* begin *

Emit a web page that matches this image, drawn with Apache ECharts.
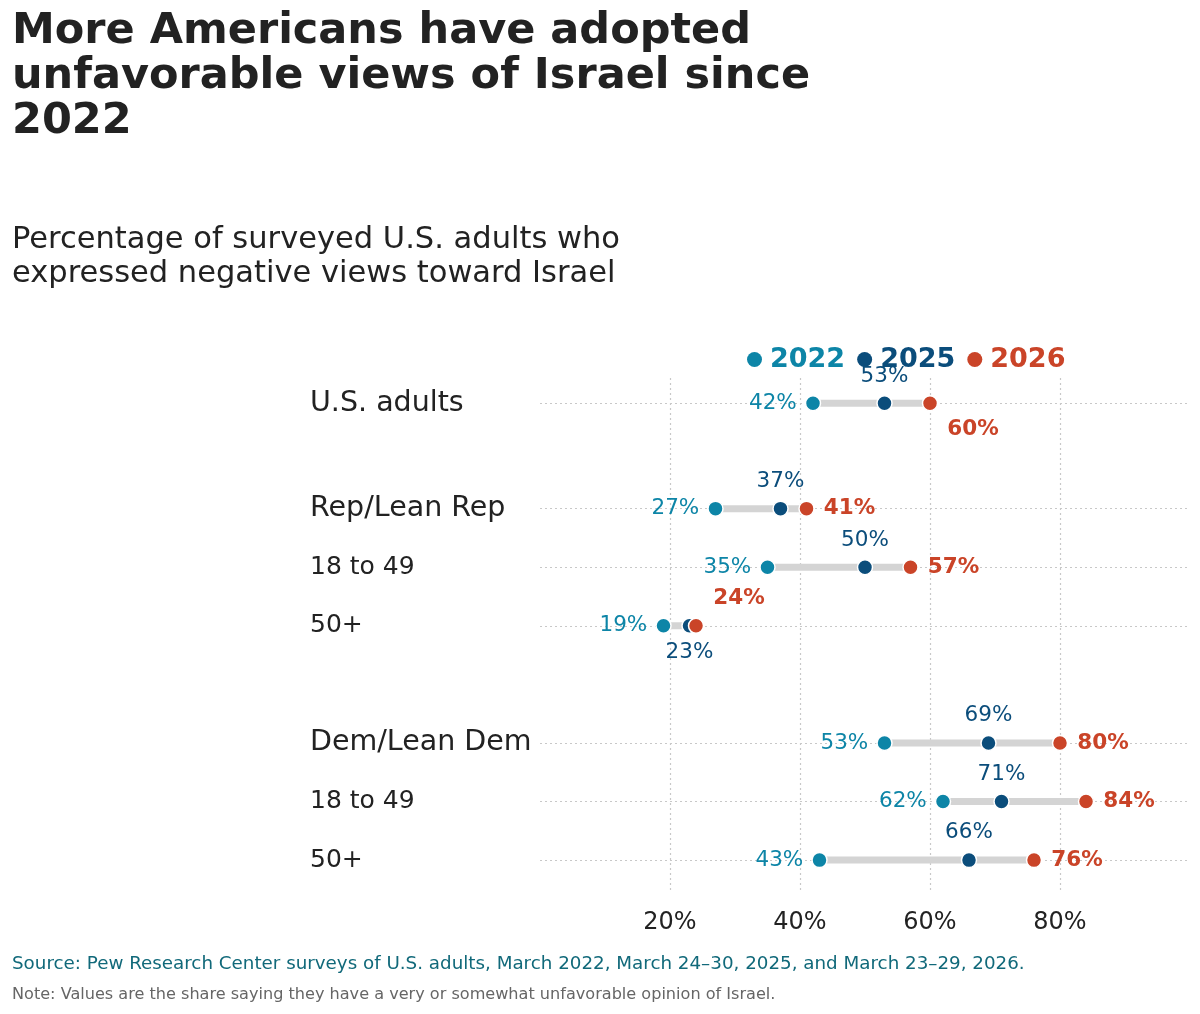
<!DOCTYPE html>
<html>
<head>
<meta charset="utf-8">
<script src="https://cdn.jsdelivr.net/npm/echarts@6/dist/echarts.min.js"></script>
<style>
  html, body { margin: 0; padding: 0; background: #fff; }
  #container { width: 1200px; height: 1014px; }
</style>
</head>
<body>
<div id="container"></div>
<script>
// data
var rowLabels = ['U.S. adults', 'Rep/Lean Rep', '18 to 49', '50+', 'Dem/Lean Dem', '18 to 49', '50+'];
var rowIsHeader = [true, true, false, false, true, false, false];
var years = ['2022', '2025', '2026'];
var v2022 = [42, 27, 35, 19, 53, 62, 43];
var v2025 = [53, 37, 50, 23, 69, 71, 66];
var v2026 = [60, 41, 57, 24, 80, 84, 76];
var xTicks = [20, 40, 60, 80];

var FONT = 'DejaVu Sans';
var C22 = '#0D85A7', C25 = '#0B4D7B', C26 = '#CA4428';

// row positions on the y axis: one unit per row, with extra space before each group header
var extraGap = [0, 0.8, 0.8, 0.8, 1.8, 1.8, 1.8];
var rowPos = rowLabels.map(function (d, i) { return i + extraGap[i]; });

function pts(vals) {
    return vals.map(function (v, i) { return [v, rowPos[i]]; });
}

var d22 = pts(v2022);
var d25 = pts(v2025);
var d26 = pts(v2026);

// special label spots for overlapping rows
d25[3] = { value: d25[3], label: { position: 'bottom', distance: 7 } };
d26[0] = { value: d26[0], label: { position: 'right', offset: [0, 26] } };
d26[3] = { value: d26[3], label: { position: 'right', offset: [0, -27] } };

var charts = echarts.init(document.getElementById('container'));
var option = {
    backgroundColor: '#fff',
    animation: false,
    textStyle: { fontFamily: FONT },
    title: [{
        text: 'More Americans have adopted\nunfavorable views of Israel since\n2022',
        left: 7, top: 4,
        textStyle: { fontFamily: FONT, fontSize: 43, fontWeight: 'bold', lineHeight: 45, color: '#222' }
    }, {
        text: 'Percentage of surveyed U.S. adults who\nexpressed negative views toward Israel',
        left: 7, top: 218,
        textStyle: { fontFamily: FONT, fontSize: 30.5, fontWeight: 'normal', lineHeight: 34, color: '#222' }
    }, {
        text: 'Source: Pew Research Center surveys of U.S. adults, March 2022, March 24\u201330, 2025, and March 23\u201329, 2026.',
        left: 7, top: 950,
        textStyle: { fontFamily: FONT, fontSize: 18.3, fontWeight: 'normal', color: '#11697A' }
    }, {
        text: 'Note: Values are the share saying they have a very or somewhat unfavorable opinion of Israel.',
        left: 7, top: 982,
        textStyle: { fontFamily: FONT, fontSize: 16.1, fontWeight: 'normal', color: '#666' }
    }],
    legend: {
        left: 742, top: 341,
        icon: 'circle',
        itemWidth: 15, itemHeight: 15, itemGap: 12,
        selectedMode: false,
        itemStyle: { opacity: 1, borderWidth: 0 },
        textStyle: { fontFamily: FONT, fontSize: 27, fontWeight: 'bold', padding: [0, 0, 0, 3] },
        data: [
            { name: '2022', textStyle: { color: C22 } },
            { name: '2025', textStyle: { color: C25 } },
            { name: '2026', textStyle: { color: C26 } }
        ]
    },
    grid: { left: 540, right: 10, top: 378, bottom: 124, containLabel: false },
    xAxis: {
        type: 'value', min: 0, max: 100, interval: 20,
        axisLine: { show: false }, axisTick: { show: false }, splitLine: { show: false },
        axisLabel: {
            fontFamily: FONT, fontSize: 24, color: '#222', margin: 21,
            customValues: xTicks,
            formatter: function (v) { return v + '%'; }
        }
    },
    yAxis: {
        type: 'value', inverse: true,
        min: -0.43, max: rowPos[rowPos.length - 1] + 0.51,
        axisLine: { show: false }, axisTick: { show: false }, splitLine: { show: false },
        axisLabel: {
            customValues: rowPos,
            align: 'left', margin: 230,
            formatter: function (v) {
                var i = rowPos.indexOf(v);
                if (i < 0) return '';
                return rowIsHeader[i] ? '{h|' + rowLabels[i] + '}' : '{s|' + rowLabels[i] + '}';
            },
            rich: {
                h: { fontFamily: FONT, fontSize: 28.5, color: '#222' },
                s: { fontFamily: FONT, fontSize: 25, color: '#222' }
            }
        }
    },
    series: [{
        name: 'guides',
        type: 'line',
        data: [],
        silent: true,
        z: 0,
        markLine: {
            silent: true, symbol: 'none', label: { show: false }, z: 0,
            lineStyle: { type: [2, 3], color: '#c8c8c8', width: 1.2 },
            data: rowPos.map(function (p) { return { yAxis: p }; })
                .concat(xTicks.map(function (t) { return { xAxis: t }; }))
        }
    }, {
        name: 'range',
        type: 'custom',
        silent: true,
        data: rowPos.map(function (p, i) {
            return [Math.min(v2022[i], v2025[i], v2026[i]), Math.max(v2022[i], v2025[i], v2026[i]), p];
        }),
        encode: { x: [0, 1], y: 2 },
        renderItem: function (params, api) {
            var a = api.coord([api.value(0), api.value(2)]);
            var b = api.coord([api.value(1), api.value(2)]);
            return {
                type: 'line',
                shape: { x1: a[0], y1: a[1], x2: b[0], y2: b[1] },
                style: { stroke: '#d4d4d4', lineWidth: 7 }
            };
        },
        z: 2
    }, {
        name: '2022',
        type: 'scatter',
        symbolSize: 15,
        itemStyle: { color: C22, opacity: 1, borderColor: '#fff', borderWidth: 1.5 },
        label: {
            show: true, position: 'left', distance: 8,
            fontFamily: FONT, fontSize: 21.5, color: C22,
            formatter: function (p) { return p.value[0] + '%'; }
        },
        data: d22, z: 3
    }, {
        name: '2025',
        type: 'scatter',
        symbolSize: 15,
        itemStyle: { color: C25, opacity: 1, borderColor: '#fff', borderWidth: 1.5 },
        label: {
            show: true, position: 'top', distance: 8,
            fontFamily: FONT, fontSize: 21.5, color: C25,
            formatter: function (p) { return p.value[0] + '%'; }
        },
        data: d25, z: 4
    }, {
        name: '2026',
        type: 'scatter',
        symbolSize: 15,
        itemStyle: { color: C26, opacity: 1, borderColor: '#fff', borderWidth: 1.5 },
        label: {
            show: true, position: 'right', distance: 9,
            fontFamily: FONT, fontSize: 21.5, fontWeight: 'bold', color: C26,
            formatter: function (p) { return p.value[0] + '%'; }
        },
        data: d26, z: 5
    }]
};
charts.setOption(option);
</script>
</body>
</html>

* end *

Without the pictures, please reproduce each line of the listing above exactly, from the first one through the line bearing "var xTicks = [20, 40, 60, 80];".

■ Finished answer
Emit a web page that matches this image, drawn with Apache ECharts.
<!DOCTYPE html>
<html>
<head>
<meta charset="utf-8">
<script src="https://cdn.jsdelivr.net/npm/echarts@6/dist/echarts.min.js"></script>
<style>
  html, body { margin: 0; padding: 0; background: #fff; }
  #container { width: 1200px; height: 1014px; }
</style>
</head>
<body>
<div id="container"></div>
<script>
// data
var rowLabels = ['U.S. adults', 'Rep/Lean Rep', '18 to 49', '50+', 'Dem/Lean Dem', '18 to 49', '50+'];
var rowIsHeader = [true, true, false, false, true, false, false];
var years = ['2022', '2025', '2026'];
var v2022 = [42, 27, 35, 19, 53, 62, 43];
var v2025 = [53, 37, 50, 23, 69, 71, 66];
var v2026 = [60, 41, 57, 24, 80, 84, 76];
var xTicks = [20, 40, 60, 80];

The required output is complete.